Curse the cruel fangs of fate that flung me here

My body beaten down by the black brood of despair

T’would take a thousand years to tell the tale

Of the madness, misery, and mischievous calamity

And I pray not ponder upon my past hell

Lest I beat my brain from my brow in insanity

Then lo, I spy through the gloom a green, glowing globe

Floating, flying, bouncing, and bobbing right at me

Too weak to worry with rising to run

I anxiously await its arrival and abhor the agony

What would it want with a wretch with no will?

Then it howled by my head and halted and hovered

And an enigmatic energy possessed my person

Slowly sinking; subsumed, consumed and now covered

Ode to the Moon

Come join us, won’t you?

Take part

With festive heart

With dancing feet

To a restless beat

Sing

An ode to the Moon

A plump, pudgy, corpulent Moon

The kind that makes lovers swoon

Just right for a honeymoon

Makes ocean tides swell

Drives wolves to yell

The kind that silhouettes a witch

Or makes a lycanthrope twitch

Oh fullest Moon

So golden clad

So voluminous

So luminous

Yet daytime hath forbad

So magisterial

So ethereal

To it magic cannot add

How is it that you drive

A sane man mad?

The Haunters of Autumn

 Oh how they cower in dark little places

Fear etches haunted looks on their faces

They scamper and scurry to avoid the light

Only come out to play under cover of night

Their eyes glow like candles flickering in wind

And the rustling of leaves is the sound of their skin

You cannot catch them for they’ve already fled

They cannot be killed for they’re already dead

You’ll hear them whisper from shadowy wood

As the Haunters of Autumn send chills through the blood

 

The airs of October carry their voices

Half-heard gigglings and other strange noises

A whisper behind you that drifts through the air

Tells you their presence is about you somewhere

What are these creatures that haunt the gloom

Mocking and stalking with portents of doom?
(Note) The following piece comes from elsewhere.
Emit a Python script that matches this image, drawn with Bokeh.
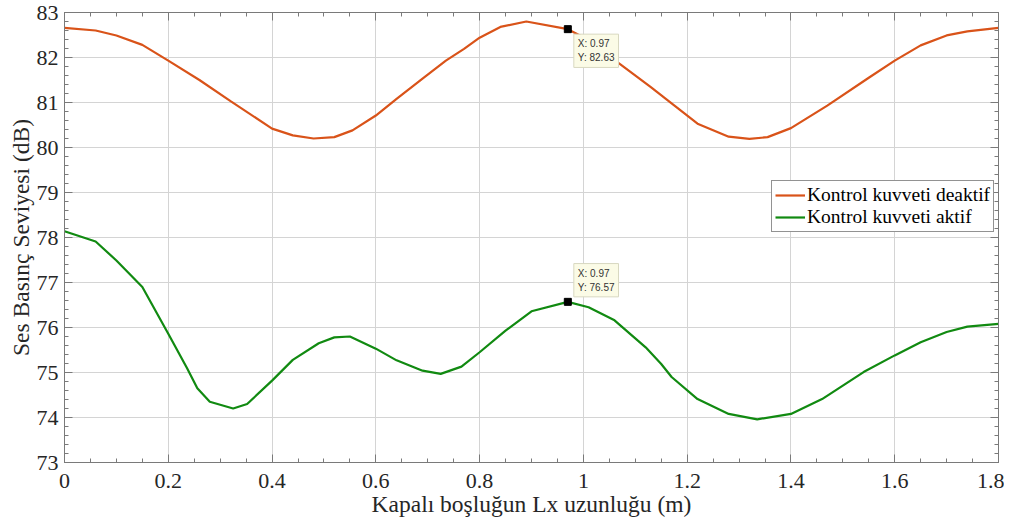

The woods are alive with their tittering taunts

You walk alone on one of your nightly jaunts

Hearing your shrieks over the darkening plane

As the Haunters of Autumn leave you cold and insane

This is artwork paying tribute to some of my favorite authors of horror:

Having put much thought (and research) into a new story arc that will be the backdrop to a new series of stories, I’ve just about finished the first story that will likely weigh in at some 6,000 – 7,000 words. I’ve dubbed this cycle of stories the Wetumpka Cycle for the name of the town and its history in Alabama. These stories are to be integrated into the Cthulhu Mythos and will draw on much of the creatures, deities, and arcane literature that many authors before me have contributed to the Mythos.

Of course I will be adding my own elements to everything. A few of the books I’ve decided to draw on are real books:  Tyson’s Necronomicon, the Nocturnicon, and The Book of Nod. There are various other real books that aren’t contemporary works that I’ve researched and will use. Mostly they are books on witchcraft, demonology, Hermeticism, and alchemy.

The plot of the larger arc that unfolds is based on some very real events in Alabama’s history. In Wetumpka, Alabama is the site of the state’s only confirmed impact crater. Matter of fact, I currently live inside of the caldera. The asteroid that caused it impacted the Earth many millions of years ago and was estimated to be as large as a football stadium. The result is that the current crater is about 5 miles in diameter. In the Mythos, this asteroid contained an alien metal that possessed sinister powers and was a conduit through which an alien, outside force could project its influence causing the psyches of the humans that would come to settle the area and come into contact with the metallic ore of the asteroid to change. The result usually being a gravitation towards madness, violence, evil, abuse, and various other dark behaviors.

The metal lay dormant for millions of years waiting to act on a sentience. The Native Americans were the first people to settle the area and they were the ones to discover the metal. Sensing the uniqueness of the metal, they revered it and incorporated it into their rituals. When Hernando de Soto came with his conquistadores through Alabama in the 1500’s they took the metal and fashioned it into a set of shields; but before they could leave the area the Indians rose up at the Battle of Mabilla and took back the shields. After that they were re-incorporated back into the rituals of the natives – thus becoming the object of the Brass Plate Dance in the Creek’s Green Corn Festival.

History lost them after white settlers arrived and the Creek War ended. Many legends as to their fate have circulated but the plates’ whereabouts remain a mystery. That is until it’s explained in the Wetumpka Cycle.